### Exercise task
Select each line where the word "this" appears.

### Supplied data
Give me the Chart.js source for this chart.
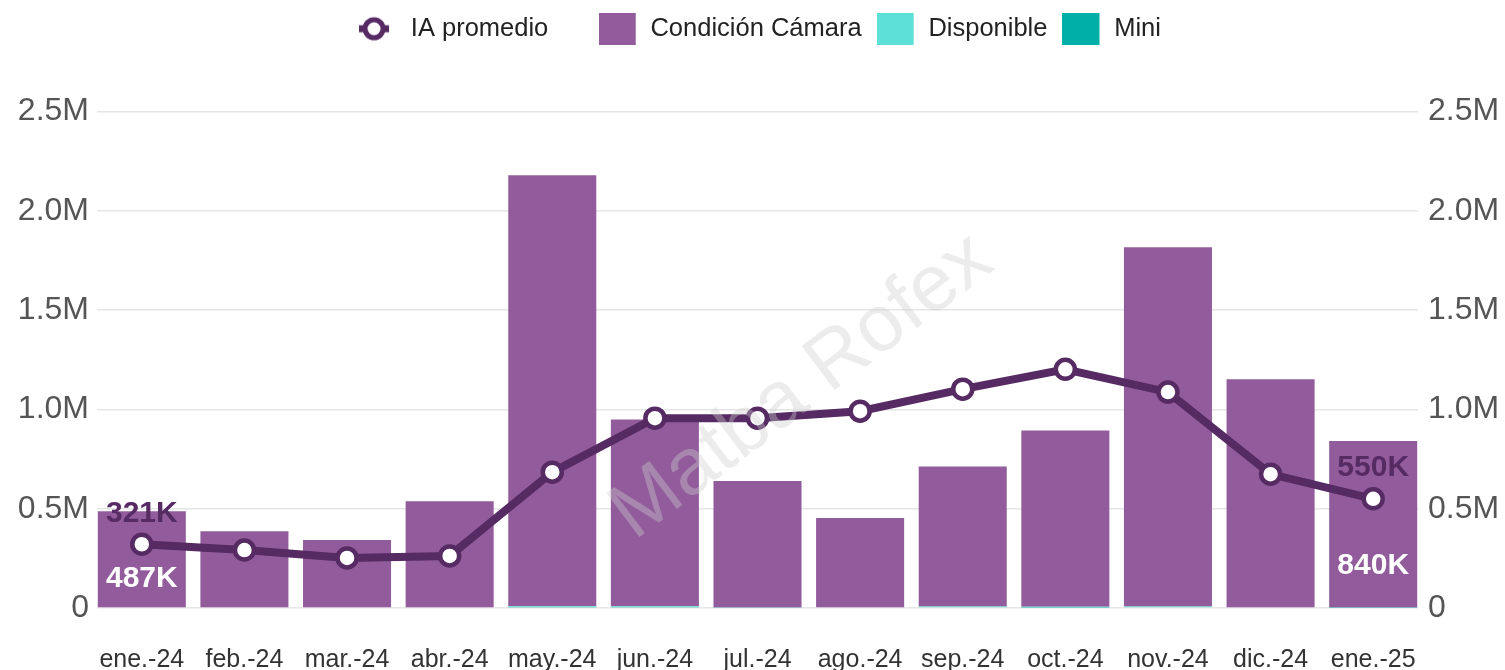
<!DOCTYPE html>
<html>
<head>
<meta charset="utf-8">
<script src="https://cdn.jsdelivr.net/npm/chart.js@4.4.1/dist/chart.umd.min.js"></script>
<style>
  html, body { margin: 0; padding: 0; background: #fff; }
  #wrap { width: 1505px; height: 670px; }
</style>
</head>
<body>
<div id="wrap"><canvas id="myChart"></canvas></div>
<script>
const meses = ["ene.-24", "feb.-24", "mar.-24", "abr.-24", "may.-24", "jun.-24", "jul.-24",
    "ago.-24", "sep.-24", "oct.-24", "nov.-24", "dic.-24", "ene.-25"]
const iaPromedio = [321000, 292000, 252000, 262000, 684000, 956000, 956000, 991000, 1102000, 1202000, 1087000, 674000, 550000]
const condicionCamara = [487000, 387000, 342000, 538000, 2170000, 940000, 637000, 453000, 706000, 888000, 1808000, 1152000, 840000]
const disponible = [0, 0, 0, 0, 4000, 4000, 2000, 0, 3000, 3000, 4000, 0, 1000]
const mini = [0, 0, 0, 0, 5000, 5000, 0, 0, 4000, 3000, 4000, 0, 0]
const ticksY = [0, 500000, 1000000, 1500000, 2000000, 2500000]

const violeta = '#925c9c'
const violetaOscuro = '#562a63'
const fuente = "'Liberation Sans', Arial, sans-serif"

const fmtTick = (v) => v === 0 ? '0' : (v / 1000000).toFixed(1) + 'M'
const fmtK = (v) => Math.round(v / 1000) + 'K'

// iconos de la leyenda
const iconoRect = (color) => {
    const c = document.createElement('canvas')
    c.width = 39
    c.height = 32
    const g = c.getContext('2d')
    g.fillStyle = color
    g.fillRect(0, 0, 37, 32)
    return c
}
const iconoLinea = () => {
    const c = document.createElement('canvas')
    c.width = 39
    c.height = 32
    const g = c.getContext('2d')
    g.strokeStyle = violetaOscuro
    g.lineWidth = 7
    g.beginPath()
    g.moveTo(0, 16)
    g.lineTo(30, 16)
    g.stroke()
    g.beginPath()
    g.arc(15, 16, 9, 0, Math.PI * 2)
    g.fillStyle = '#fff'
    g.fill()
    g.lineWidth = 5
    g.stroke()
    return c
}
const iconos = [iconoLinea(), iconoRect(violeta), iconoRect('#5ce0d8'), iconoRect('#00b0a8')]
// espacio extra tras el primer item, como en el original
const relleno = ['\u00a0\u00a0\u00a0\u00a0\u00a0', '', '', '']

const altoLeyenda = {
    id: 'altoLeyenda',
    beforeInit(chart) {
        const fit = chart.legend.fit
        chart.legend.fit = function () {
            fit.bind(chart.legend)()
            this.height += 60
        }
    }
}

// las barras ocupan casi todo el ancho (primera y ultima casi pegadas al borde)
const anchoCategorias = {
    id: 'anchoCategorias',
    afterLayout(chart) {
        const x = chart.scales.x
        x._startPixel -= 6.5
        x._endPixel += 6.5
        x._length += 13
        chart.legend.left += 6
        chart.legend.right += 6
    }
}

const marcaAgua = {
    id: 'marcaAgua',
    afterDatasetsDraw(chart) {
        const ctx = chart.ctx
        ctx.save()
        ctx.translate(802, 387)
        ctx.rotate(-37 * Math.PI / 180)
        ctx.font = '80px ' + fuente
        ctx.fillStyle = 'rgba(205,205,205,0.38)'
        ctx.textAlign = 'center'
        ctx.textBaseline = 'middle'
        ctx.fillText('Matba Rofex', 0, 0)
        ctx.restore()
    }
}

const etiquetas = {
    id: 'etiquetas',
    afterDatasetsDraw(chart) {
        const ctx = chart.ctx
        const lineMeta = chart.getDatasetMeta(0)
        const barMeta = chart.getDatasetMeta(1)
        const yBase = chart.scales.y.getPixelForValue(0)
        const cfg = [{ i: 0, off: 29 }, { i: meses.length - 1, off: 42 }]
        ctx.save()
        ctx.font = 'bold 30px ' + fuente
        ctx.textAlign = 'center'
        ctx.textBaseline = 'middle'
        cfg.forEach(({ i, off }) => {
            const p = lineMeta.data[i]
            const b = barMeta.data[i]
            ctx.fillStyle = violetaOscuro
            ctx.fillText(fmtK(iaPromedio[i]), p.x, p.y - 31)
            ctx.fillStyle = '#fff'
            ctx.fillText(fmtK(condicionCamara[i]), b.x, yBase - off)
        })
        ctx.restore()
    }
}

const ctx = document.querySelector('#myChart').getContext('2d')
new Chart(ctx, {
    type: 'bar',
    data: {
        labels: meses,
        datasets: [
            {
                type: 'line',
                label: 'IA promedio',
                data: iaPromedio,
                yAxisID: 'y1',
                order: 0,
                borderColor: violetaOscuro,
                borderWidth: 8,
                pointRadius: 9.5,
                pointBorderWidth: 4.5,
                pointBackgroundColor: '#fff',
                pointBorderColor: violetaOscuro,
                tension: 0
            },
            {
                label: 'Condición Cámara',
                data: condicionCamara,
                backgroundColor: violeta,
                order: 3,
                barPercentage: 0.858,
                categoryPercentage: 1
            },
            {
                label: 'Disponible',
                data: disponible,
                backgroundColor: '#5ce0d8',
                order: 2,
                barPercentage: 0.858,
                categoryPercentage: 1
            },
            {
                label: 'Mini',
                data: mini,
                backgroundColor: '#00b0a8',
                order: 1,
                barPercentage: 0.858,
                categoryPercentage: 1
            }
        ]
    },
    options: {
        responsive: true,
        maintainAspectRatio: false,
        animation: false,
        layout: { padding: { left: 9, right: 6, top: 1, bottom: 0 } },
        scales: {
            x: {
                stacked: true,
                grid: { display: false, drawTicks: false },
                border: { display: false },
                afterFit: (axis) => { axis.height = 62 },
                ticks: { color: '#333', font: { family: fuente, size: 25 }, padding: 37, maxRotation: 0, autoSkip: false }
            },
            y: {
                stacked: true,
                position: 'left',
                min: 0,
                max: 2500000,
                afterBuildTicks: (axis) => { axis.ticks = ticksY.map(v => ({ value: v })) },
                afterFit: (axis) => { axis.width = 88 },
                grid: { color: '#e6e6e6', lineWidth: 1.5, drawTicks: false },
                border: { display: false },
                ticks: { color: '#555', font: { family: fuente, size: 32 }, padding: 8, callback: fmtTick }
            },
            y1: {
                position: 'right',
                min: 0,
                max: 2500000,
                afterBuildTicks: (axis) => { axis.ticks = ticksY.map(v => ({ value: v })) },
                afterFit: (axis) => { axis.width = 81 },
                grid: { display: false, drawTicks: false },
                border: { display: false },
                ticks: { color: '#555', font: { family: fuente, size: 32 }, padding: 10, callback: fmtTick }
            }
        },
        plugins: {
            tooltip: { enabled: false },
            legend: {
                position: 'top',
                labels: {
                    usePointStyle: true,
                    pointStyleWidth: 39,
                    color: '#222',
                    font: { family: fuente, size: 25.5 },
                    padding: 15,
                    sort: (a, b) => a.datasetIndex - b.datasetIndex,
                    generateLabels: (chart) => {
                        const items = Chart.defaults.plugins.legend.labels.generateLabels(chart)
                        items.forEach(it => {
                            it.pointStyle = iconos[it.datasetIndex]
                            it.text = it.text + relleno[it.datasetIndex]
                        })
                        return items
                    }
                }
            }
        }
    },
    plugins: [altoLeyenda, anchoCategorias, marcaAgua, etiquetas]
})
</script>
</body>
</html>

### Answer
Give me the Chart.js source for this chart.
            this.height += 60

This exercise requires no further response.